The Seti river took us down to the Royal Chitwan National Park & some safari walks. Now this seemed like a good idea at the time, but in this season the heat is overpowering so many ofthe animals are sleeping. We were guided by two Nepalese armed with sticks.

Rule1: If it's a tiger, keep calm, look them in the eye & back away slowly.
Rule2: If it's a Rhino, run away in a zig-zag & climb a tree.
Rule3: If it's a sloth bear, run away very fast & don't climb a tree. They like climbing trees.
Rule4: If it's a snake, run away.
Rule5: If it's an elephant, run away very *very* fast (they can hit 40kph) & don't climb a tree. They like to pull trees down! If you're lucky they can't pull it down, but they may get their mates to guard the tree while they get a trunk full of water, use it to soften the roots, and then pull it down. Lovely creatures.
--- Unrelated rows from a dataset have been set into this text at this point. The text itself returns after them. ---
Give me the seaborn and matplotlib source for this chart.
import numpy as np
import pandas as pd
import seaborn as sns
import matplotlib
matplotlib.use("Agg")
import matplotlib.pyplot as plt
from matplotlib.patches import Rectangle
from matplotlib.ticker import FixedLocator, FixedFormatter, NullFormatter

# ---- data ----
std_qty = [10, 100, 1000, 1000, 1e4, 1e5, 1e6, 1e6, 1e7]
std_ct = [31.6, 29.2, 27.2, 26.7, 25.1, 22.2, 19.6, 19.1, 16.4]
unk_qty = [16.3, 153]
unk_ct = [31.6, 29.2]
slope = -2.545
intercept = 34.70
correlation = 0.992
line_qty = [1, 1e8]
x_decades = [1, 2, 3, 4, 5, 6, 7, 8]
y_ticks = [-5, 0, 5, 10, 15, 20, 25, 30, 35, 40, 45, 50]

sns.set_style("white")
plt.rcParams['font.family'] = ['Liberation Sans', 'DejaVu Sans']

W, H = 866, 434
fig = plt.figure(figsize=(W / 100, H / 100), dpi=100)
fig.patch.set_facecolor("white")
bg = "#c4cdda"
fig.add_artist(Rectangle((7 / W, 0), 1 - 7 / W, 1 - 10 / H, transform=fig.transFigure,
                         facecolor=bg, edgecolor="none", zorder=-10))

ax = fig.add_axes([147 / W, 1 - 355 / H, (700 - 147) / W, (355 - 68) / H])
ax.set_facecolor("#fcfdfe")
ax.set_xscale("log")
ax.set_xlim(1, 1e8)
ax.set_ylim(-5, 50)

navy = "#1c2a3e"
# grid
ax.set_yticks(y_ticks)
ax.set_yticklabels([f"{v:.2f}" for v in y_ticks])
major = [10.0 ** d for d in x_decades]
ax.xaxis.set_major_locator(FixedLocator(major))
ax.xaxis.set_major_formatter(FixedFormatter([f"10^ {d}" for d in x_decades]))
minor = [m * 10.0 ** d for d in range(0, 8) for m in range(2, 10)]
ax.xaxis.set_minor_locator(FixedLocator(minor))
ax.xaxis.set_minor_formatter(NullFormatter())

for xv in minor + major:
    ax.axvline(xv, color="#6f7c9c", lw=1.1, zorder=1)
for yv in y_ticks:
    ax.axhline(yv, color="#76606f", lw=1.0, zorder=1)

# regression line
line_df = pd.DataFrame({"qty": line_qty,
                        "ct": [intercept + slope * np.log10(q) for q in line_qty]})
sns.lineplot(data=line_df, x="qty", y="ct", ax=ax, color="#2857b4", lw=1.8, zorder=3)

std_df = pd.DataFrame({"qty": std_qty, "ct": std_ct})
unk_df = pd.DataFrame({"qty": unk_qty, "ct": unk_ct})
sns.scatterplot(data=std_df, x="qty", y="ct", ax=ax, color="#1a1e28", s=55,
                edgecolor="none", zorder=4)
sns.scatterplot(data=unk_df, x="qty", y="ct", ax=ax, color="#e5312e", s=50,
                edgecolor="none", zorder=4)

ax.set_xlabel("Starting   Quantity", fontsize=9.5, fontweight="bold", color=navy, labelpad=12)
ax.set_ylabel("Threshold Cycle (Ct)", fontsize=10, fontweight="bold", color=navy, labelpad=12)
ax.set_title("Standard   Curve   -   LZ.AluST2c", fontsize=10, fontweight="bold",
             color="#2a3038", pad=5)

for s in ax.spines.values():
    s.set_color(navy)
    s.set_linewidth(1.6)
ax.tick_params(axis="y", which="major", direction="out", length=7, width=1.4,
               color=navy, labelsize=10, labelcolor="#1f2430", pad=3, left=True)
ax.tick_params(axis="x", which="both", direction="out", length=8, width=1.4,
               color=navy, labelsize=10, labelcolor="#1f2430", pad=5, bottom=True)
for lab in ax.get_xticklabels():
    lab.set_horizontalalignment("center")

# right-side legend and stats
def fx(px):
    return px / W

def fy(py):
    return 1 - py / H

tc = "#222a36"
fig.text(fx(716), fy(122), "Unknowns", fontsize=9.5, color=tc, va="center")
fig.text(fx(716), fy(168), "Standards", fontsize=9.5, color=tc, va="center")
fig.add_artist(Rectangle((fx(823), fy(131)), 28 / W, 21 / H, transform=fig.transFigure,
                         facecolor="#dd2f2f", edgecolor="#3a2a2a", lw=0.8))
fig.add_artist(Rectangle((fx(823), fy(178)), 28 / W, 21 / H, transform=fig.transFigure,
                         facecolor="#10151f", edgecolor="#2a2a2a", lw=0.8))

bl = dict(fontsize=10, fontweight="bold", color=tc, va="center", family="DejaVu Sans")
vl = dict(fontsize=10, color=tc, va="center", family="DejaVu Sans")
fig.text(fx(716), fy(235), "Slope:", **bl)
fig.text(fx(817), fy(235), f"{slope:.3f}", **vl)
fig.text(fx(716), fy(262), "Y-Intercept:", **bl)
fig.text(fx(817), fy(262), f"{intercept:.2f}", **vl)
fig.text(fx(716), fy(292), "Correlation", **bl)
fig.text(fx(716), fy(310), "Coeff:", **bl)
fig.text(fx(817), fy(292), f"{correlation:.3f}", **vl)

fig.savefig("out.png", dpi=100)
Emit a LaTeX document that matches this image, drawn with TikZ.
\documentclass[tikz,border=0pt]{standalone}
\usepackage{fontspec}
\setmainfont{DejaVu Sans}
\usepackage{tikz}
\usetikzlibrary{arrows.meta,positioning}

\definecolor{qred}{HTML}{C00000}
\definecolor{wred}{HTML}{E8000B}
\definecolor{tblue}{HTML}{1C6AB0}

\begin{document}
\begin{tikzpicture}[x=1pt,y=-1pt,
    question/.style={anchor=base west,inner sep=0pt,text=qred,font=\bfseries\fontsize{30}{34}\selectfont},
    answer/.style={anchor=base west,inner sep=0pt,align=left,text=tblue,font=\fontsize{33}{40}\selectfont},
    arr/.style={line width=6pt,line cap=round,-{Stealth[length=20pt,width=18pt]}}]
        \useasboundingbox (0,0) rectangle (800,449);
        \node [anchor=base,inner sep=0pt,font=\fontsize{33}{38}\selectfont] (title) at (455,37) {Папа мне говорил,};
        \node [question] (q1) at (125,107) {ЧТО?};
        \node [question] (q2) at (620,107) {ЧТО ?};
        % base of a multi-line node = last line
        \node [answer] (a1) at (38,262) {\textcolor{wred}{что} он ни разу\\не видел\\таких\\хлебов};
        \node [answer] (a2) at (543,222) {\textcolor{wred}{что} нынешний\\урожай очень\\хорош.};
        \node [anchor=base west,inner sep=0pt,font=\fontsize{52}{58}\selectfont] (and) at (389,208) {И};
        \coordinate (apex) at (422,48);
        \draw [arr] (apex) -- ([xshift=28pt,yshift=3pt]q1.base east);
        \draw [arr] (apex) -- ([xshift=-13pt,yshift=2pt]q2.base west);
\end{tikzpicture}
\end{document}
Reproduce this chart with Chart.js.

And we're armed with sticks. Great!
As it was, we heard a royal bengal tiger in the grass, but we stayed out of the grass; heard an elephant pulling down trees but stayed away; and saw croc, rhino &many birds. The biggest danger turned out to be the Maoists. We walked out of the jungle to catch the next morning's bus, but discovered the Maoists had blown up our bus that morning killing 32 & injuring 50 - just to kill 3 soldiers on the bus. *gulp*

After that, mountain biking round the Kathmandu valley & through the city's traffic seemed like a relaxing thing to do. Such friendly & inquistive people, great forests, the Restaurant at the End of the Universe at Nargarkot & crazy-long uphills & downhills. I think I crashed twice, and Martin 3 times - as well as scoring a goal for England in a local village game. Afterwards, since Kathmandu valley has 6 World Heritage Sites to visit there was plenty to see. Tomorrow I'm on the 5:30am bus to Tibet so won't email for quite a while. Why does being on holiday involve getting up even easrlier than I used to for work?

Well, hope I haven't written for too long & that you're all fantastically interested + entertained.